Ramón continúa su relato: “Todos los días antes de la hora, espero sentado en la petaca del venerable maestro; mi abuelo, Don Francisco Marcos César. A las pocas semanas leo y escribo directamente con mis letras gordas. La palmeta está vencida. Nada se edifica con el golpe y el dolor. El cómitre Doroteo queda derribado por la escuela de mi abuelo sin haber leído a Pestalozzi.
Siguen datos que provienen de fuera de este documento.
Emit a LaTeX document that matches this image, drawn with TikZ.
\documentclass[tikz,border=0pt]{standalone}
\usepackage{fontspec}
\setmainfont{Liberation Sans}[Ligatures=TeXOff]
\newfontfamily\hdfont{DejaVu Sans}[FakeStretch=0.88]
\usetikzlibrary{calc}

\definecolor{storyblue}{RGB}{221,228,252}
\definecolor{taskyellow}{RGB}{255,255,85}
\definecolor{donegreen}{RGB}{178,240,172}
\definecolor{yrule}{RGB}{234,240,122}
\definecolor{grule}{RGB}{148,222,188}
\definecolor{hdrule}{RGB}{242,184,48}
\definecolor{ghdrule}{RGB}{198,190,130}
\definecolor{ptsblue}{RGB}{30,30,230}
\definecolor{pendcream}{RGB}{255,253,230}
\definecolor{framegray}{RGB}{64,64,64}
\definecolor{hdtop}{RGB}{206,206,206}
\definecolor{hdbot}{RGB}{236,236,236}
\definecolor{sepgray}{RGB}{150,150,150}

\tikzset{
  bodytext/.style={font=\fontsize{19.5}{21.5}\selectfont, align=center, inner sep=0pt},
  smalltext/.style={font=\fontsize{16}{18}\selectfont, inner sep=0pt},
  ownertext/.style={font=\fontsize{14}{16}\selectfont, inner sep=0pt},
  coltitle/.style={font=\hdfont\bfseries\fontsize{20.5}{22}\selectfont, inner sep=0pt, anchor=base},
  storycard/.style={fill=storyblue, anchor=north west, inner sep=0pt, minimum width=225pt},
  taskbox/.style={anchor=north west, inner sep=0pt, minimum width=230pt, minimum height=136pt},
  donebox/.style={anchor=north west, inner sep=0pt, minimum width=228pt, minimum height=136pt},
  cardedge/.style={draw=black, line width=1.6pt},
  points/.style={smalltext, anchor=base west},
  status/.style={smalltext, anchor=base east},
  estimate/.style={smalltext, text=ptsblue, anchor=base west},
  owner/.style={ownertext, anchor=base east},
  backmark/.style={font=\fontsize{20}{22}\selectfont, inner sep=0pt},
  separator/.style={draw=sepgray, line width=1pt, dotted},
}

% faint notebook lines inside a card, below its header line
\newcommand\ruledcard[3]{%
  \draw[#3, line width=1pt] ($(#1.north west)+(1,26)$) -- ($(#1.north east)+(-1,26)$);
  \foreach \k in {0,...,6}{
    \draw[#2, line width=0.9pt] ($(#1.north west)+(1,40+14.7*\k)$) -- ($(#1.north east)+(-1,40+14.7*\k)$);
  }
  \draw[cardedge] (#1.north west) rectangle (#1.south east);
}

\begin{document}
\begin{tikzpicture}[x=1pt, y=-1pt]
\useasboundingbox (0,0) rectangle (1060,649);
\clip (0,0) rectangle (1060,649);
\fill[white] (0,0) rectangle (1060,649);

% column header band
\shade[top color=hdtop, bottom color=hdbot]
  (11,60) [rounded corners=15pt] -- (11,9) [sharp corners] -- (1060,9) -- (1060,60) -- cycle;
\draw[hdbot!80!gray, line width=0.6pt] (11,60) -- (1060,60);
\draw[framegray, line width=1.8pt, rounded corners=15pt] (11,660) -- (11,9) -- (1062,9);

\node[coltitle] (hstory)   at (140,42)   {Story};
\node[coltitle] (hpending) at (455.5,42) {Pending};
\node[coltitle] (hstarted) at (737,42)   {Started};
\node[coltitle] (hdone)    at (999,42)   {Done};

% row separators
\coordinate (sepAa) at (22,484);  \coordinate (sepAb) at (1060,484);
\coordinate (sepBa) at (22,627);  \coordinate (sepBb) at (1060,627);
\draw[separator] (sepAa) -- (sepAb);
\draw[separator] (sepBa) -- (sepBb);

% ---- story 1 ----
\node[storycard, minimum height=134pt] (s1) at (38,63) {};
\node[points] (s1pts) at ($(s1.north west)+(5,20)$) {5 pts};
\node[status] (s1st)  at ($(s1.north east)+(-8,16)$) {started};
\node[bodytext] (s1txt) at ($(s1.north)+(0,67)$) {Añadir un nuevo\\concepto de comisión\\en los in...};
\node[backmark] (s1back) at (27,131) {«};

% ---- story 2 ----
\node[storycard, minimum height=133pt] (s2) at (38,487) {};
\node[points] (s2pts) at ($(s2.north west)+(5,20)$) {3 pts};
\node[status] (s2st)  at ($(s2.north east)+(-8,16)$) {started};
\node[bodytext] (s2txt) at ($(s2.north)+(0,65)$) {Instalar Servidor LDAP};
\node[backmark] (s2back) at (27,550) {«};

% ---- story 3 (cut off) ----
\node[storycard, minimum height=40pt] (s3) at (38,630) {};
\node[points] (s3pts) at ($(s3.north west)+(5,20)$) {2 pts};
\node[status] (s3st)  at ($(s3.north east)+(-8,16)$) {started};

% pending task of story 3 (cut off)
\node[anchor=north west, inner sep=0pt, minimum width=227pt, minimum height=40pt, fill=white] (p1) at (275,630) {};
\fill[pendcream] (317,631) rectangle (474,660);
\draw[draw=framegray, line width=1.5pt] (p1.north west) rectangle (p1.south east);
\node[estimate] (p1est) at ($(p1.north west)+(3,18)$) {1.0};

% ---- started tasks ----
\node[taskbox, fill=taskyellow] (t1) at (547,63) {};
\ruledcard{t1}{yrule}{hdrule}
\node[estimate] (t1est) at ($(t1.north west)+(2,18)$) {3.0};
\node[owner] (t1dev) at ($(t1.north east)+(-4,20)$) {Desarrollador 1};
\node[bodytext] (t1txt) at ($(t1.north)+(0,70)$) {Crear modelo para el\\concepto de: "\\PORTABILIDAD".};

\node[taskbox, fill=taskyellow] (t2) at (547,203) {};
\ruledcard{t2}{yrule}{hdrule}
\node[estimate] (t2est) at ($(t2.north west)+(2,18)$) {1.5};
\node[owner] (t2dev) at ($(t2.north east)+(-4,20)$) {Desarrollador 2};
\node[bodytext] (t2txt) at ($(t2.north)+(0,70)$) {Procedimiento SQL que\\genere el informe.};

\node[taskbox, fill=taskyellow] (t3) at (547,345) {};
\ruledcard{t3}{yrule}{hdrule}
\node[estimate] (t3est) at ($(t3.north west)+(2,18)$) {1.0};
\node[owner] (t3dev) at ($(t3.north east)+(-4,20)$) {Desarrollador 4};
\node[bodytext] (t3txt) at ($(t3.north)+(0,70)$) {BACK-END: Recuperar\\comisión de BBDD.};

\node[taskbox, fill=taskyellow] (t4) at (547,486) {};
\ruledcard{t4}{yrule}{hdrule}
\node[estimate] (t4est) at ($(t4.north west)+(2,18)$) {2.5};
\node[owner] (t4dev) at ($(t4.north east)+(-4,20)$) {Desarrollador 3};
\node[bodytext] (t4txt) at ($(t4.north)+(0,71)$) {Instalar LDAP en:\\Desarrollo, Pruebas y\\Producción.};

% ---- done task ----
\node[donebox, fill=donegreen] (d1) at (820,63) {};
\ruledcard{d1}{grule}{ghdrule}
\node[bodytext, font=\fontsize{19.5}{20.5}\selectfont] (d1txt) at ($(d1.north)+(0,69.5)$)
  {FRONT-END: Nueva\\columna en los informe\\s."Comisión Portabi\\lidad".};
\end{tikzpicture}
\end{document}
Todo florece con amor”, remata el final del relato sobre cómo este destacado político cordobés sorteó el desafío de aprender con mirada, registro emocional y respeto por su individualidad.

 

Cien años después, sin palmetas pero con muchos Doroteos, la educación sigue conservando la misma tensión: ¿domar, amansar, moldear al niño en función de una expectativa llamada “cultura” o acompañar, preguntar, promover, instar en función de una realidad llamada “infancia”? 

 

Dedico esta columna a los maestros y maestras que respetan la diversidad, que eligen su trabajo por vocación y que lo emprenden con la hidalguía de aquellos que comprendieron que educar es un acto profundo de amor primero, con uno mismo y luego con y hacia los demás.